> DO THIS: Your copy should hold exactly the lines from the one containing "Output the Python" to the one containing "mass_median = -0.83", inclusive, with no pictures.

> AVAILABLE RECORDS:
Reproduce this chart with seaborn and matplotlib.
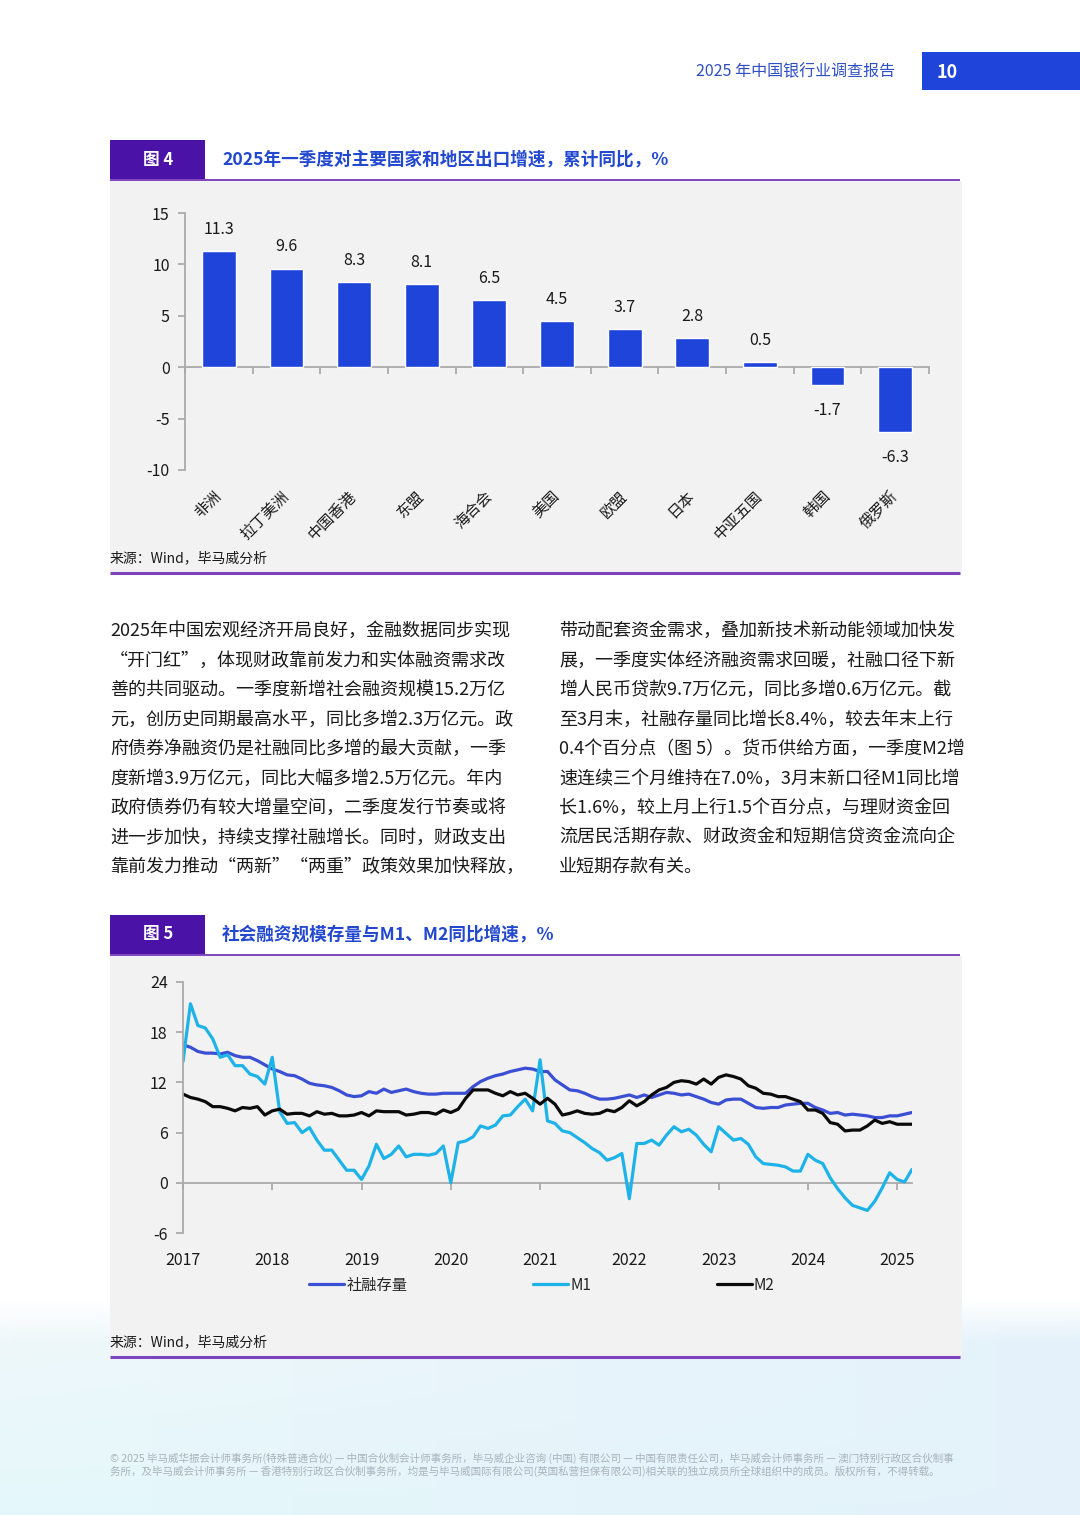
==
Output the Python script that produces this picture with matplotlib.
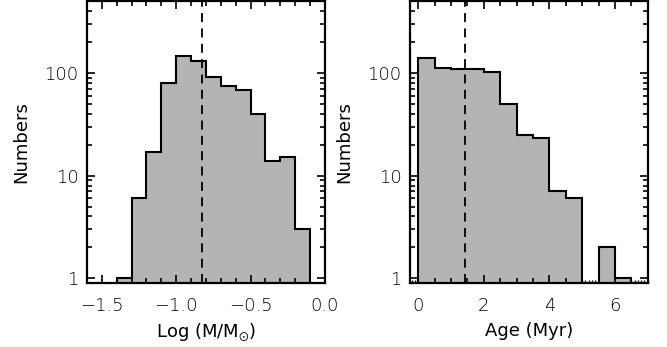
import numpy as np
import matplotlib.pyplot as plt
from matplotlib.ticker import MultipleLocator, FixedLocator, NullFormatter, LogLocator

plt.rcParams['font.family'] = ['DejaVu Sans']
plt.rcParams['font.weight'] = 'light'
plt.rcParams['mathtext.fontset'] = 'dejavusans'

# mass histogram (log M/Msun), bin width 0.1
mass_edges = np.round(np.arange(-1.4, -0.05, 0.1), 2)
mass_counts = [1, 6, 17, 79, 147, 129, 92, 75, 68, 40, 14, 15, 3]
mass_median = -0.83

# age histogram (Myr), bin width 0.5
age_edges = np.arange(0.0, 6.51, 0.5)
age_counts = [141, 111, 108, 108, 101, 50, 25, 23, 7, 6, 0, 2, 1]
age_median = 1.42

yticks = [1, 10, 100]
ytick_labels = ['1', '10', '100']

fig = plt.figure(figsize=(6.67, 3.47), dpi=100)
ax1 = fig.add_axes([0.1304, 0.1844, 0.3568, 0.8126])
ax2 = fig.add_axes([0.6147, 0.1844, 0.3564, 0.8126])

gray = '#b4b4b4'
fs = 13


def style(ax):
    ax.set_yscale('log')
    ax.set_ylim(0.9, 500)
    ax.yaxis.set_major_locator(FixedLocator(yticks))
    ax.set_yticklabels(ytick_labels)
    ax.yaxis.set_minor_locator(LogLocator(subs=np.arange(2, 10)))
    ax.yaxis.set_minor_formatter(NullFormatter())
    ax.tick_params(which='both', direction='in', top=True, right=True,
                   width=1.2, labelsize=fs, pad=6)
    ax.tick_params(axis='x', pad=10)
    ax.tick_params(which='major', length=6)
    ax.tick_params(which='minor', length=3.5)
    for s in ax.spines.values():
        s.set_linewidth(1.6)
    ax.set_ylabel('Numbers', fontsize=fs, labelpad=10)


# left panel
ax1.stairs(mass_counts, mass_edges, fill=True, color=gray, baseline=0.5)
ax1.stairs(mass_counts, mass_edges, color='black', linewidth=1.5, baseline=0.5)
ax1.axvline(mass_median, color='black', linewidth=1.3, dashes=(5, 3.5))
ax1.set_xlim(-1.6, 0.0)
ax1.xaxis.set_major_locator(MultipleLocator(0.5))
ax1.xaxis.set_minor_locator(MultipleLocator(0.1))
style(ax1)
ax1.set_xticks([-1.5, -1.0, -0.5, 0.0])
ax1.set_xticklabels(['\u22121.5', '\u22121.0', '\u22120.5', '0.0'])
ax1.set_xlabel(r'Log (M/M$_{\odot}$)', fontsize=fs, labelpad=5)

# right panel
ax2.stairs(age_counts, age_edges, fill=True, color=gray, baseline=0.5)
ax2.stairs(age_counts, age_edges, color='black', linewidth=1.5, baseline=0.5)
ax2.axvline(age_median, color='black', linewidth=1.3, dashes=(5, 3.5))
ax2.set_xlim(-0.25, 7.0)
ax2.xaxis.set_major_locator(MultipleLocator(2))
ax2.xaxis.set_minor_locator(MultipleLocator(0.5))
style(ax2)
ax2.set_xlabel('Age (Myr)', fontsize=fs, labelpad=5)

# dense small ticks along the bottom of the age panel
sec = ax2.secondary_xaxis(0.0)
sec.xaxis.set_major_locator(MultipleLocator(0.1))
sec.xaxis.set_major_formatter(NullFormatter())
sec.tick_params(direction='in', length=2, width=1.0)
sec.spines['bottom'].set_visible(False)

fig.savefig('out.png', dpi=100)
* * *
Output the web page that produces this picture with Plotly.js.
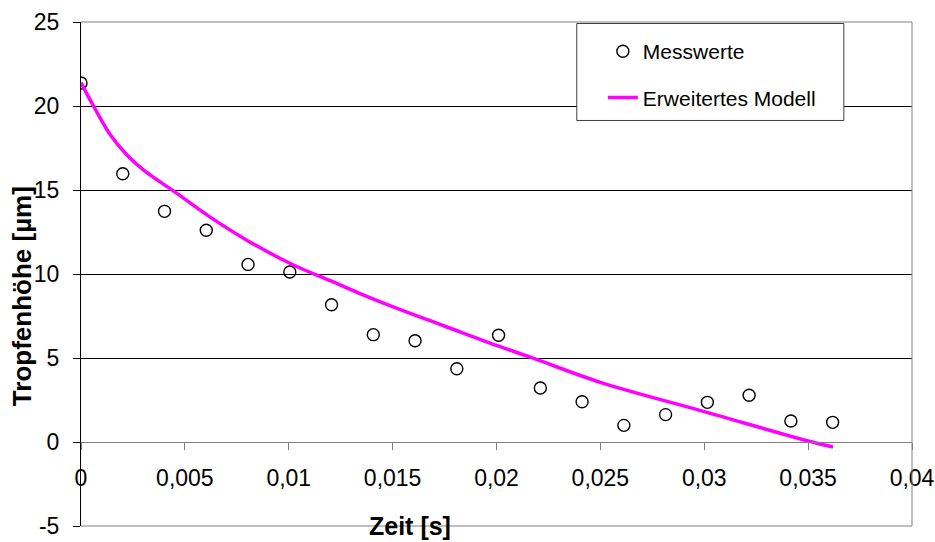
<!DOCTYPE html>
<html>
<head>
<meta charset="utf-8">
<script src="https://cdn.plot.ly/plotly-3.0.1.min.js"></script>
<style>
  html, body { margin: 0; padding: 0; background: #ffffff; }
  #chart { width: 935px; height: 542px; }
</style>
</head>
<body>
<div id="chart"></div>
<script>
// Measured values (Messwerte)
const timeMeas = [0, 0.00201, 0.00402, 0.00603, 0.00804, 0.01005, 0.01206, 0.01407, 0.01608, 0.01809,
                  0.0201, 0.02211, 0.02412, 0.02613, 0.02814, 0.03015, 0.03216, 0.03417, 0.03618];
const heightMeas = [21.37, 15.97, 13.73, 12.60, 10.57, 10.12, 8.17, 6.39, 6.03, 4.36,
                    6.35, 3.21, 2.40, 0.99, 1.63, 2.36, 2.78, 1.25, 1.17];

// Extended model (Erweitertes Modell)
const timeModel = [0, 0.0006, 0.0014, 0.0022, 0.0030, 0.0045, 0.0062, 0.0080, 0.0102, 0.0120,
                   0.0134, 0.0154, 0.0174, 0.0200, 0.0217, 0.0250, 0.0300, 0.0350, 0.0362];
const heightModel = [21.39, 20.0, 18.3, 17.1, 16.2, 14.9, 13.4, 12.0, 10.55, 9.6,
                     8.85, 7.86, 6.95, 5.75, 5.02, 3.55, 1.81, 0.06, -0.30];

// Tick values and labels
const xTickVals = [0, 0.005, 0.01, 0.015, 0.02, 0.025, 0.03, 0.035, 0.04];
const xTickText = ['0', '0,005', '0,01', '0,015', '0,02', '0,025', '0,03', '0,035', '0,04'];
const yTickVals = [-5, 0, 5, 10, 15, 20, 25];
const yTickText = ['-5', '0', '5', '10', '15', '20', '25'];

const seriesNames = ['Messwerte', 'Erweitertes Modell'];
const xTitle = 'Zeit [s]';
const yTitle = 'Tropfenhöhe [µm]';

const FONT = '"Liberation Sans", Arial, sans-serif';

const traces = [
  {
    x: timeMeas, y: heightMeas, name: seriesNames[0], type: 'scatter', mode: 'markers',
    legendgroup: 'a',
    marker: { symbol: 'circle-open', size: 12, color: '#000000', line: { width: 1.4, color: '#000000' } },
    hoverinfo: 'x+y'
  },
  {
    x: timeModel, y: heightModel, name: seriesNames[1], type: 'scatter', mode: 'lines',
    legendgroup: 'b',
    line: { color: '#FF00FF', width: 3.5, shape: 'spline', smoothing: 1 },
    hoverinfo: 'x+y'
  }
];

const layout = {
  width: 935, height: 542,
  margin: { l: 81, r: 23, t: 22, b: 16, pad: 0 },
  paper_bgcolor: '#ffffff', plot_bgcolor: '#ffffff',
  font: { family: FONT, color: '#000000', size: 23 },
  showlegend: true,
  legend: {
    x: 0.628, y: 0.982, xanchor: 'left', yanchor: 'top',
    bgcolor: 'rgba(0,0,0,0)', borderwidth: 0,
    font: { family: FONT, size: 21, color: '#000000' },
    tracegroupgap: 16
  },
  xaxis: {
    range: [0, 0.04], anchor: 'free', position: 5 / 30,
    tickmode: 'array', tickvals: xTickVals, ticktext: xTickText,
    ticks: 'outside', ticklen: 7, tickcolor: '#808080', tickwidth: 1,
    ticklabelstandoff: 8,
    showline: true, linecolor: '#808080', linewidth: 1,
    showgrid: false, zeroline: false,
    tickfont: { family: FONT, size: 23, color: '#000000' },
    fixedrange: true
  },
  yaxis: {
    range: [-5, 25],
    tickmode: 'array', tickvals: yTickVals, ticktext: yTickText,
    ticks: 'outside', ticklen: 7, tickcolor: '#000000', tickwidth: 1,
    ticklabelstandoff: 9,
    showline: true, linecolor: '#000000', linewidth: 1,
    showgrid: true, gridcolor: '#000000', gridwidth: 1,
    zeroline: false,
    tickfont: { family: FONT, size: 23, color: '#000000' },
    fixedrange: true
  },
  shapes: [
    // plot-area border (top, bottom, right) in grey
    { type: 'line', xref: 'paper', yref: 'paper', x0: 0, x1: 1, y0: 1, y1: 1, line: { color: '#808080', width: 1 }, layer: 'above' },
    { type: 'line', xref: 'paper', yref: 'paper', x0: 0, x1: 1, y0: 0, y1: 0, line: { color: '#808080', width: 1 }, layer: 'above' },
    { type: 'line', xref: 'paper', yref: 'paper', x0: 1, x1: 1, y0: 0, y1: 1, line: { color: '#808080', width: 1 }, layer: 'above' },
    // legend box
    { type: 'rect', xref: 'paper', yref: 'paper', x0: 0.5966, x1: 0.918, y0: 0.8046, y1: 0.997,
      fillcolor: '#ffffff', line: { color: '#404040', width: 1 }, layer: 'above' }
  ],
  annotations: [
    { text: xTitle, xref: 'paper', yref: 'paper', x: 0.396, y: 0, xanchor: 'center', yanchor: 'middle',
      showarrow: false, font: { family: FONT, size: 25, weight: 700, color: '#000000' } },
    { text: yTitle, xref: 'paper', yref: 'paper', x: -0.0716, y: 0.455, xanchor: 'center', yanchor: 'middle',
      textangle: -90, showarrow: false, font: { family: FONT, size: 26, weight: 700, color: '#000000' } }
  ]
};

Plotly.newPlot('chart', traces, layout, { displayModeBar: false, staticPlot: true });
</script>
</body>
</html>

> RESPONSE:
Output the Python script that produces this picture with matplotlib.
import numpy as np
import matplotlib.pyplot as plt
from matplotlib.ticker import MultipleLocator, FixedLocator, NullFormatter, LogLocator

plt.rcParams['font.family'] = ['DejaVu Sans']
plt.rcParams['font.weight'] = 'light'
plt.rcParams['mathtext.fontset'] = 'dejavusans'

# mass histogram (log M/Msun), bin width 0.1
mass_edges = np.round(np.arange(-1.4, -0.05, 0.1), 2)
mass_counts = [1, 6, 17, 79, 147, 129, 92, 75, 68, 40, 14, 15, 3]
mass_median = -0.83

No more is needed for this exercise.